En cas de conflit, il y a cependant le risque évident de voir une forte déstabilisation du Moyen-Orient, avec des dégâts importants, notamment dans la région du golfe Persique. C’est d’ailleurs ce qui inquiète les partisans d’une solution négociée avec Téhéran. Ils ont conscience que le régime iranien, qui est à bout de souffle, n’aura pas la capacité de livrer une guerre sur le long terme, et qu’il pourra s’en prendre, par des tirs de missiles, à des pays de la région qui abritent des bases occidentales, et mener des actions militaires et non conventionnelles dans le détroit d’Ormuz et en mer Rouge, pour déstabiliser ces deux axes stratégiques du trafic maritime international. Il y a aussi, bien sûr, la menace terroriste iranienne qui les inquiète.

A l’heure où nous parlons, l’armée iranienne a déjà annoncé qu’elle n’hésiterait pas à opérer des frappes préventives contre la base américaine de Diego Garcia.
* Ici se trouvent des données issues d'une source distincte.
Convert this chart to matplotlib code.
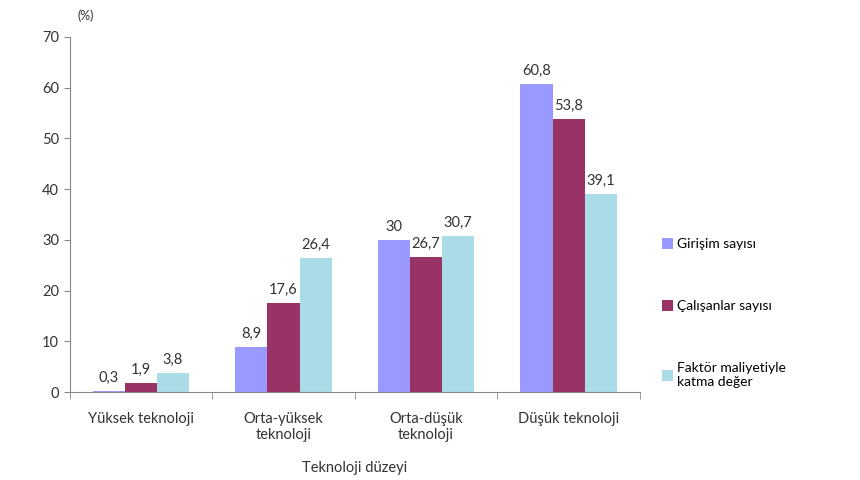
import numpy as np
import matplotlib.pyplot as plt
from matplotlib.patches import Patch

plt.rcParams['font.family'] = ['Lato', 'DejaVu Sans']

categories = ['Yüksek teknoloji', 'Orta-yüksek\nteknoloji', 'Orta-düşük\nteknoloji', 'Düşük teknoloji']
series_names = ['Girişim sayısı', 'Çalışanlar sayısı', 'Faktör maliyetiyle\nkatma değer']
girisim = [0.3, 8.9, 30, 60.8]
calisan = [1.9, 17.6, 26.7, 53.8]
katma = [3.8, 26.4, 30.7, 39.1]
labels_g = ['0,3', '8,9', '30', '60,8']
labels_c = ['1,9', '17,6', '26,7', '53,8']
labels_k = ['3,8', '26,4', '30,7', '39,1']
colors = ['#9999FF', '#993366', '#A9DCE6']

fig = plt.figure(figsize=(8.6, 4.8), dpi=100)
ax = fig.add_axes([0.081, 0.183, 0.663, 0.74])

x = np.arange(len(categories))
w = 0.225
data = [girisim, calisan, katma]
labs = [labels_g, labels_c, labels_k]
for i, (vals, lab, c) in enumerate(zip(data, labs, colors)):
    pos = x + (i - 1) * w
    ax.bar(pos, vals, w, color=c)
    for p, v, t in zip(pos, vals, lab):
        ax.text(p, v + 1.2, t, ha='center', va='bottom', fontsize=10.5, color='#333333')

ax.set_xlim(-0.5, 3.5)
ax.set_ylim(0, 70)
ax.set_yticks(range(0, 71, 10))
ax.set_xticks(x)
ax.set_xticklabels(categories, fontsize=10.5, color='#333333')
ax.set_xticks(np.arange(-0.5, 3.6, 1), minor=True)
ax.tick_params(axis='x', which='major', length=0, pad=14)
ax.tick_params(axis='x', which='minor', length=5, color='#888888')
ax.tick_params(axis='y', length=4, color='#888888', labelsize=10.5, labelcolor='#333333')
for s in ['top', 'right']:
    ax.spines[s].set_visible(False)
for s in ['left', 'bottom']:
    ax.spines[s].set_color('#888888')
ax.set_xlabel('Teknoloji düzeyi', fontsize=10.5, color='#333333', labelpad=14)
fig.text(0.1, 0.955, '(%)', fontsize=9, color='#333333', ha='center', va='bottom')

handles = [Patch(facecolor=c) for c in colors]
fig.legend(handles, series_names, loc='upper left', bbox_to_anchor=(0.755, 0.53),
           frameon=False, fontsize=10, labelspacing=3.6, handlelength=0.8,
           handleheight=0.8, handletextpad=0.3)

fig.savefig('out.png', dpi=100)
Le régime iranien fera aussi tout pour faire intervenir ses proxys terroristes, partout où il le pourra, y compris en Europe et aux Etats-Unis. Mais encore une fois, malgré tous ces risques, il y a une fenêtre de tir que Trump entend exploiter s’il n’obtient pas ce qu’il veut. Il ne veut pas voir Téhéran se doter de l’arme nucléaire. Il sait qu’Israël serait plus que jamais en danger. Il veut de plus en finir avec la menace terroriste iranienne.